Nachtwache

Nachtwache

Die Nachtwachen sind gleichermaßen fastzinierend, aufregend wie beängstigend. Zumindest in Gedanken. Ich glaube jede(r) von uns hat sich Gedanken gemacht, wie er oder sie die Nacht allein im Cockpit verbringen wird, wie wach bleiben, was tun und jede(r) nutzt diese Zeit für sich allein anders.
Ich hatte heute wohl die perfekte Nachtwache. Mit dem Plan fing es an: Ich hatte die 21.00 – 24.00h und dann wieder die 06.00-09.00h Schicht. Also schön in die Nacht hinein, noch munter während so langsam alles zur Ruhe kommt. Dann genug Schlaf und um 06.00h wieder wach, eine Zeit, zu der ich eh meist wach werde.
Wir sind heute Nacht um den Absatz des italienischen Stiefels gesegelt: am frühen Abend noch drohte der Wind einzuschlafen und wir wagten uns an einer Leine am Boot ins Wasser. Das erste Mal unter Segel, was etwas aufregender ist, da man ja nicht einfach den Rückwärtsgang einlegen kann, um zu bremsen. Nach dem Bad kam der Wind tatsählich noch einmal wieder und wir segelten unter Vollzeug (Fachbegriff für komplettes Groß + komplette Genua) bei 12-17kn Wind durch den Golf von Taranto (sozusagen das Fußgewölbe unter dem Absatz). Das war in mehrfacher Hinsicht super: Wir hatten Nordwind, wodurch wir zwar auf einem nicht sehr schnellen raumen Kurs segeln mussten aber wir waren bezogen auf die Wellen in der Landabdeckung. Fast keine Welle, eine Pause im hin- und her schaukeln und dazu einen unglaublichen Sternenhimmel! Kein Mond, daher um so mehr Sterne! So hatte ich mir die Nachtwachen erträumt: Unter klarem Sternenhimmel, T-Shirt-Wetter, angenehme Brise. Um das fast schon kitschige Bild abzurunden habe ich tatsächlich meine Gitarre herausgeholt und Enno, der mir anfänglich Gesellschaft leistete, und ich haben abwechslend gespielt und gesungen. Traumhaft.
Getragen von dieser Begeisterung habe ich dann einen ersten Kontakt mit unserem Sextanten gewagt: Da ich durch die Restdämmerung noch eine Horizontlinie hatte und gleichzeitig die Sterne so klar sehen konnte, habe ich mich an die allereinfachste der Standortbestimmungen herangetraut. Suche den Polarstern und versuche ihn mit dem Sextanten auf die Horizontlinie zu holen und schon hast du den Breitengrad auf dem du segelst. Ist zwar nur die halbe Standortbestimmung, da ja noch der Längengrad fehlt aber mal klein anfangen :-). Und es hat geklappt: Ich konnte den Stern „schießen“ und dann mit der Spiegelkonstruktion des Sextanten „auf die Horizontlinie holen“. Raus kam 39° und 34´, das GPS zeigte 39° und 33´. Also höchstens 60sm Abweichung, aber das ist ja schon ziemlich genau :-). Ich war auf jeden Fall Stolz, dass das schon mal geklappt hat und die aufwendige Standortbestimmung, bei der man gute 2h rumrechnet hebe ich mir für zukünftigen Nachtwachen auf!

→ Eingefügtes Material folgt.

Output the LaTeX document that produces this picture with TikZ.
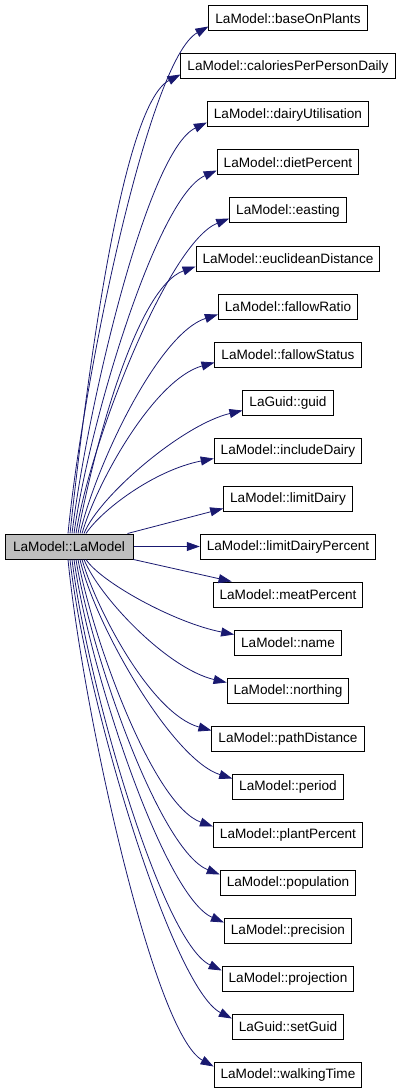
\documentclass[tikz,border=0pt]{standalone}
\definecolor{edgeblue}{RGB}{25,25,112}
\definecolor{callergray}{RGB}{191,191,191}
\usepackage{fontspec}
\setmainfont{Liberation Sans}
\usepackage{tikz}
\usetikzlibrary{arrows.meta,positioning,calc}

\begin{document}
\begin{tikzpicture}[x=1pt,y=-1pt,
    fn/.style={draw=black, line width=1pt, fill=white, inner xsep=6.5pt, inner ysep=0pt,
      minimum height=25pt, font=\fontsize{13.6}{16}\selectfont},
    call/.style={draw=edgeblue, line width=0.8pt, -{Triangle[length=13pt,width=9pt]}}]
  \useasboundingbox (0,0) rectangle (400,1091);

  \node[fn, fill=callergray, minimum width=128pt] (src) at (69,546.5) {LaModel::LaModel};

  \foreach \lbl [count=\i from 0] in {LaModel::baseOnPlants, LaModel::caloriesPerPersonDaily,
      LaModel::dairyUtilisation, LaModel::dietPercent, LaModel::easting,
      LaModel::euclideanDistance, LaModel::fallowRatio, LaModel::fallowStatus,
      LaGuid::guid, LaModel::includeDairy, LaModel::limitDairy, LaModel::limitDairyPercent,
      LaModel::meatPercent, LaModel::name, LaModel::northing, LaModel::pathDistance,
      LaModel::period, LaModel::plantPercent, LaModel::population, LaModel::precision,
      LaModel::projection, LaGuid::setGuid, LaModel::walkingTime}
    \node[fn] (t\i) at (288,18.5+48*\i) {\lbl};

  % calls going up
  \foreach \i in {0,...,9}{
    \pgfmathsetmacro\dx{2*\i-1}
    \pgfmathsetmacro\h{508.5-48*\i}
    \draw[call] ([xshift=\dx pt]src.north) .. controls +(15,-0.3*\h) and +(-60,0.05*\h+8) .. ([yshift=5pt]t\i.south west);
  }
  % the three next to the caller
  \draw[call] ([xshift=-6pt]src.north east) -- ([yshift=3pt]t10.south west);
  \draw[call] (src.east) -- (t11.west);
  \draw[call] (src.south east) -- ([xshift=19pt]t12.north west);
  % calls going down
  \foreach \i in {13,...,22}{
    \pgfmathsetmacro\dx{43-2*\i}
    \pgfmathsetmacro\h{48*\i-548.5}
    \draw[call] ([xshift=\dx pt]src.south) .. controls +(15,0.3*\h) and +(-60,-0.05*\h-8) .. ([yshift=-5pt]t\i.north west);
  }
\end{tikzpicture}
\end{document}
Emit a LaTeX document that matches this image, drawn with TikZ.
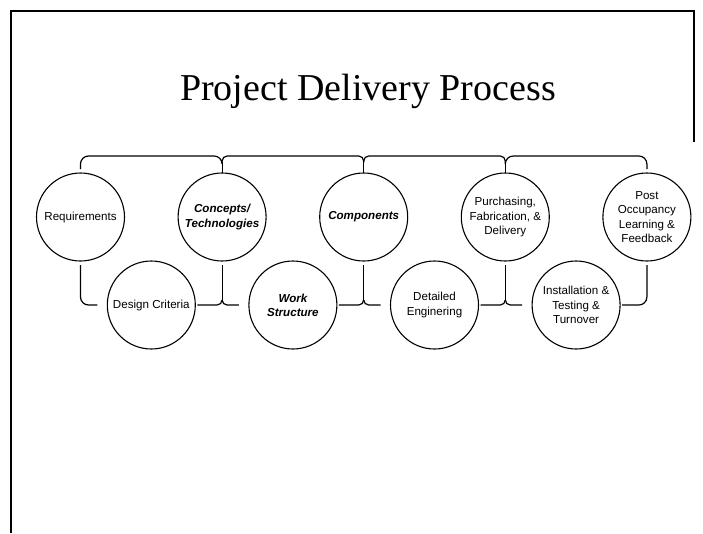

Meine 6.00h Schicht begann dann mit einem herrlichen Sonnenaufgang, inzwischen dann doch unter Motor bei eingeschlafenem Wind über ruhigem Wasser. Ich kann in Ruhe Kaffee kochen, den leckeren Kuchen essen, den Caro für die geplanten Nachtfahrten gebacken hat und euch an unserem Leben teilhaben lassen. Diesmal sogar auf dem Computer geschrieben, so angenehm ruhig ist es. Noch 3h bis La Castella, unserem Ziel am vorderen Absatz des Stiefels, wo wir uns eine schöne Stelle suchen wollen, an der wir 1-3 Tage ankern können und den richtigen Wind für die letzte Etappe nach Catania abzupassen.